Ansongo is located in the southern part of the Gao region. The rural commune of Ansongo was created on 4 November 1996. It covers an area of approximately 445 km^{2} and is mostly located on the left bank of the Niger River but includes a small area on the right bank. As well as Ansongo, the commune includes the villages of Bazi-Gourma, Bazi-Haoussa, Monzonga, Seyna-Bella and Seyna-Sonrhai. The commune is bordered to the east by the town of Tin-Hama, to the south by the commune of Bourre, to the west by the commune of Tessit and to the north and north east by the communes of Bara and Talataye. The town of Ansongo has 23 councilors representing numerous parties. Directly to the east of the town is the Ansongo-Ménaka animal reserve, which covers an area of more than 4,300,000 acres (1,750,000 hectares).

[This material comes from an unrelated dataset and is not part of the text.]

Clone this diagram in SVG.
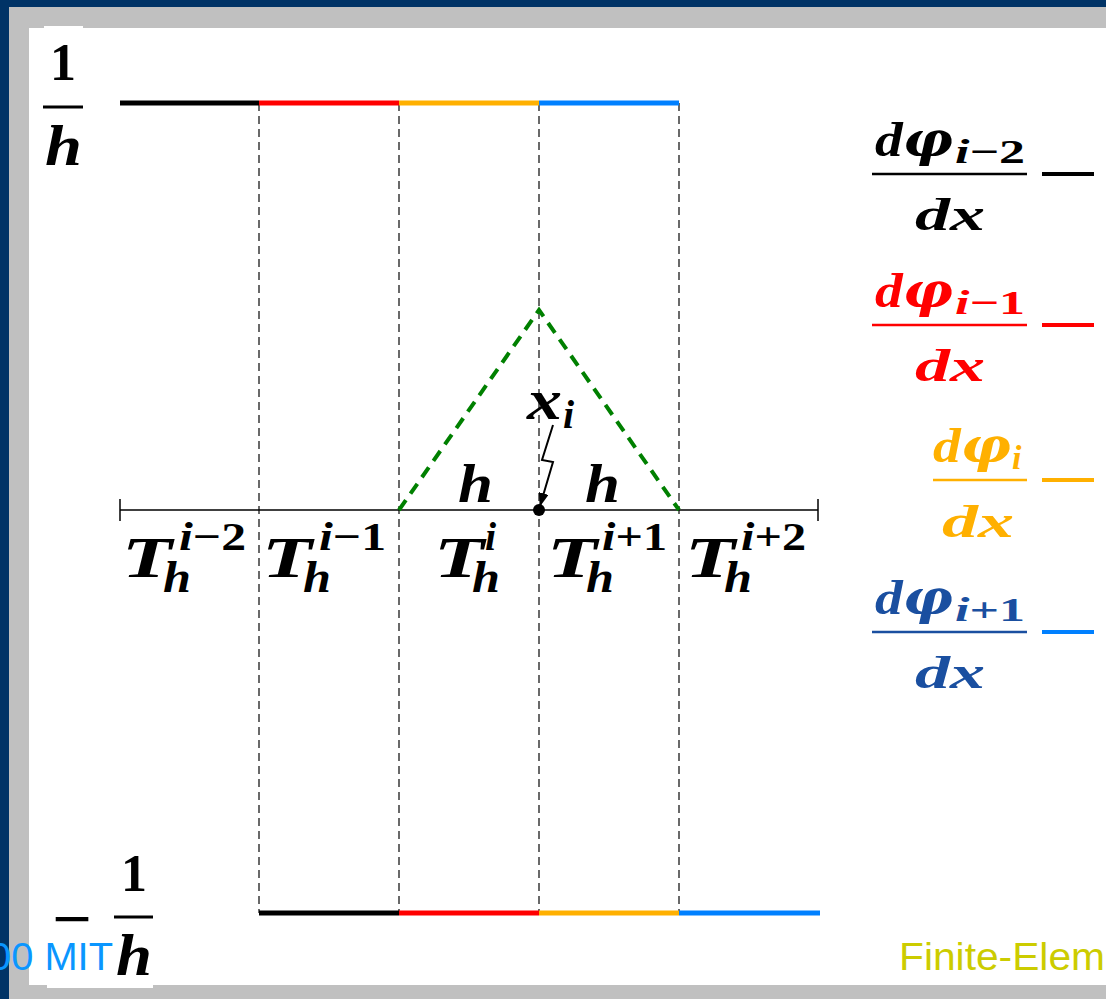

The climate is sahelian, and is characterized by the alternation of two seasons: a long dry season (October to June) and a short wet season (July to September). The annual rainfall varies between 250 and 350 mm depending on the year. Ansongo may experience major fluctuations in temperature, such as from 15 °C to 45 °C. The commune is overall on a low altitude and the Niger River plays a crucial role in the nature of the commune.

There are two major types of soil in Ansongo, sandy clay soil along the river suitable for growing rice, vegetables and sorghum and the rearing of some livestock and sandy soils that occur in areas away from the river valley, notably the formations of sand dunes between which there are clay depressions. The presence of sand however is sometimes covered by vegetation. Vegetation consists of wooded savanna with dominant species such as acacias, Ziziphus mauritiana and Euphorbia balsamifera.

==History==

In October 2022, large swaths of rural areas were conquered by the Islamic State in the Greater Sahara in the Ansongo Cercle, causing the local civil society committee of Ansongo and its surroundings to launch 48 hours of civil disobedience.

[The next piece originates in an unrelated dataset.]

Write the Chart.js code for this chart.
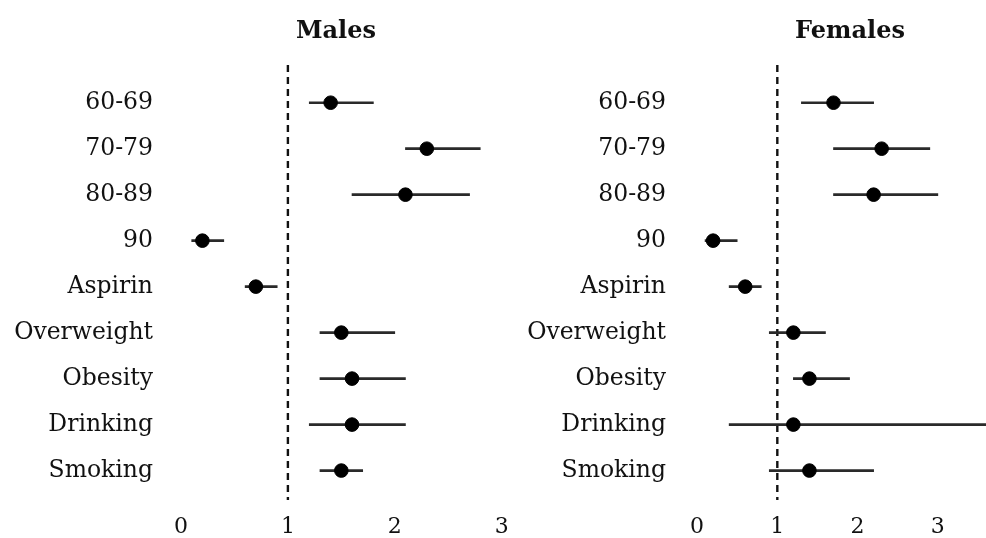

In November 2023 MINUSMA officially closed its base in Ansongo.

==Economy==

Ansongo is primarily agricultural. The Niger River is of central importance to the economy although sometimes there is a risk from flooding. Along the river the cultivation of different vegetables is important, as well as growing rice and sorghum. Around 80 percent of the population is employed in agriculture. Livestock is an important activity, and the town is the centre of trading. Animal husbandry includes cattle, camels, sheep, goats, poultry, horses and donkeys. Dairy products are also important but the lack of processing units in the commune is a problem which may also suffer from various epidemics among animals and humans, water scarcity, and lack of pasture. The Niger River also provides an abundance of fish, and numerous fisheries are dotted along the river. The number of fishermen is increasing due to immigration of people to Ansongo and fish farms have grown in recent years. Crafts are mainly practiced by women, and include domestic leather, basketry, forge, pottery, mats, hides and skins for trade at the market in the town. Some artisans operate in the production of farm equipment, with plows, carts, daba, sickle, picks, shovels, stoves, etc. for sale in which farmers from the surrounding rural area in the commune will buy or trade their goods with.

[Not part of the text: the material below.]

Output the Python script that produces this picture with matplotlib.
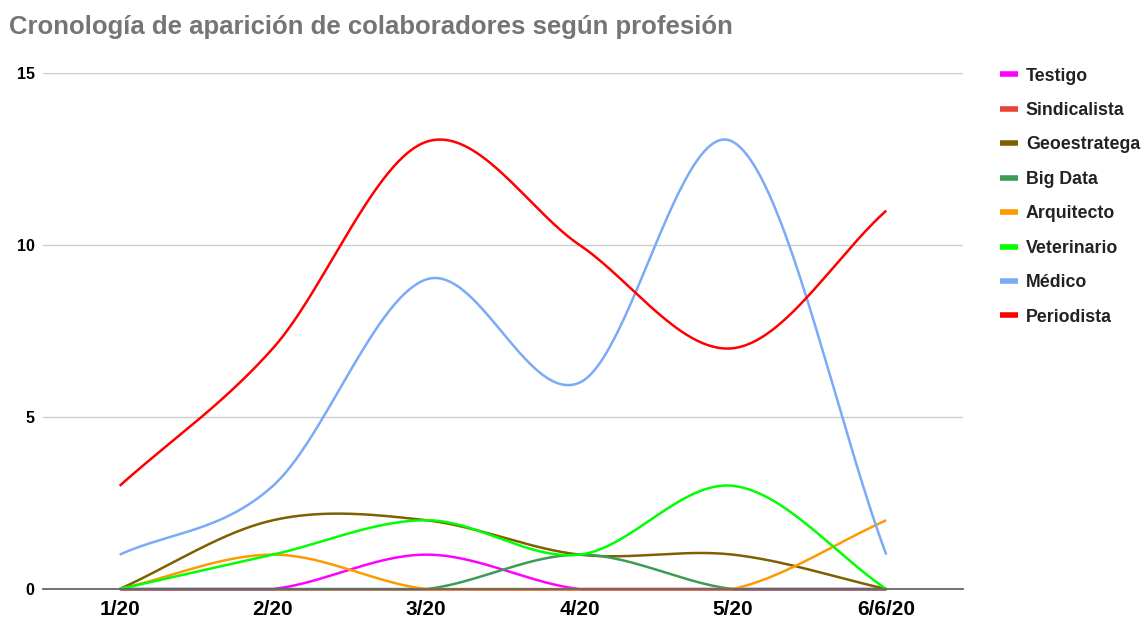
import numpy as np
import matplotlib.pyplot as plt
from matplotlib.lines import Line2D

plt.rcParams['font.family'] = ['Liberation Sans', 'DejaVu Sans']

months = ["1/20", "2/20", "3/20", "4/20", "5/20", "6/6/20"]

testigo = [0, 0, 1, 0, 0, 0]
sindicalista = [0, 0, 0, 0, 0, 0]
geoestratega = [0, 2, 2, 1, 1, 0]
big_data = [0, 0, 0, 1, 0, 0]
arquitecto = [0, 1, 0, 0, 0, 2]
veterinario = [0, 1, 2, 1, 3, 0]
medico = [1, 3, 9, 6, 13, 1]
periodista = [3, 7, 13, 10, 7, 11]

series = [
    ("Testigo", testigo, "#ff00ff"),
    ("Sindicalista", sindicalista, "#ea4335"),
    ("Geoestratega", geoestratega, "#7f6000"),
    ("Big Data", big_data, "#3d9b55"),
    ("Arquitecto", arquitecto, "#ff9900"),
    ("Veterinario", veterinario, "#00ff00"),
    ("Médico", medico, "#7baaf7"),
    ("Periodista", periodista, "#ff0000"),
]


def smooth(y, n=60):
    # Catmull-Rom style curve through the points (like the sheet's "smooth" option)
    y = np.asarray(y, dtype=float)
    k = len(y)
    m = np.zeros(k)
    m[1:-1] = (y[2:] - y[:-2]) / 2
    m[0] = y[1] - y[0]
    m[-1] = y[-1] - y[-2]
    xs, ys = [], []
    t = np.linspace(0, 1, n)
    h00 = 2 * t**3 - 3 * t**2 + 1
    h10 = t**3 - 2 * t**2 + t
    h01 = -2 * t**3 + 3 * t**2
    h11 = t**3 - t**2
    for i in range(k - 1):
        xs.append(i + t)
        ys.append(h00 * y[i] + h10 * m[i] + h01 * y[i + 1] + h11 * m[i + 1])
    return np.concatenate(xs), np.maximum(np.concatenate(ys), 0)


fig = plt.figure(figsize=(11.47, 6.22), dpi=100)
ax = fig.add_axes([0.0375, 0.053, 0.802, 0.8296])

x = np.arange(len(months))
for i, (name, vals, color) in enumerate(series):
    sx, sy = smooth(vals)
    # the all-zero series sits underneath the others on the baseline
    z = 1.9 if name == "Sindicalista" else 2 + i * 0.01
    ax.plot(sx, sy, color=color, lw=1.8, solid_capstyle='butt', clip_on=False, zorder=z)

ax.set_xlim(-0.5, len(months) - 0.5)
ax.set_ylim(0, 15)
ax.set_yticks([0, 5, 10, 15])
ax.set_yticklabels(["0", "5", "10", "15"], fontsize=11.5, fontweight='bold')
ax.set_xticks(x)
ax.set_xticklabels(months, fontsize=15, fontweight='bold')
ax.tick_params(length=0)
ax.tick_params(axis='x', pad=8)
ax.tick_params(axis='y', pad=6)
ax.grid(axis='y', color='#cccccc', lw=1)
ax.set_axisbelow(True)
for s in ['top', 'right', 'left']:
    ax.spines[s].set_visible(False)
ax.spines['bottom'].set_color('#666666')
ax.spines['bottom'].set_linewidth(1.3)

fig.text(0.008, 0.957, "Cronología de aparición de colaboradores según profesión",
         fontsize=18.5, fontweight='bold', color='#757575', va='center')

handles = [Line2D([0], [0], color=c, lw=4, solid_capstyle='butt') for _, _, c in series]
labels = [n for n, _, _ in series]
leg = fig.legend(handles, labels, loc='upper left', bbox_to_anchor=(0.858, 0.917),
                 frameon=False, handlelength=1.0, handletextpad=0.45,
                 labelspacing=0.98, prop={'size': 12.8, 'weight': 'bold'})
for t in leg.get_texts():
    t.set_color('#222222')

plt.savefig("out.png", dpi=100)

Trade is important with many Arab Songhai and Tamasheq retail dealers, especially by women. Ansongo market trades in basic necessities such as sugar, tea, cereals, tobacco etc. A lot of these supplies are brought in from neighbouring Niger, Nigeria, and also from other areas of Mali such as Gao and Bamako.

==Transport==
The town is served by Ansongo Airport.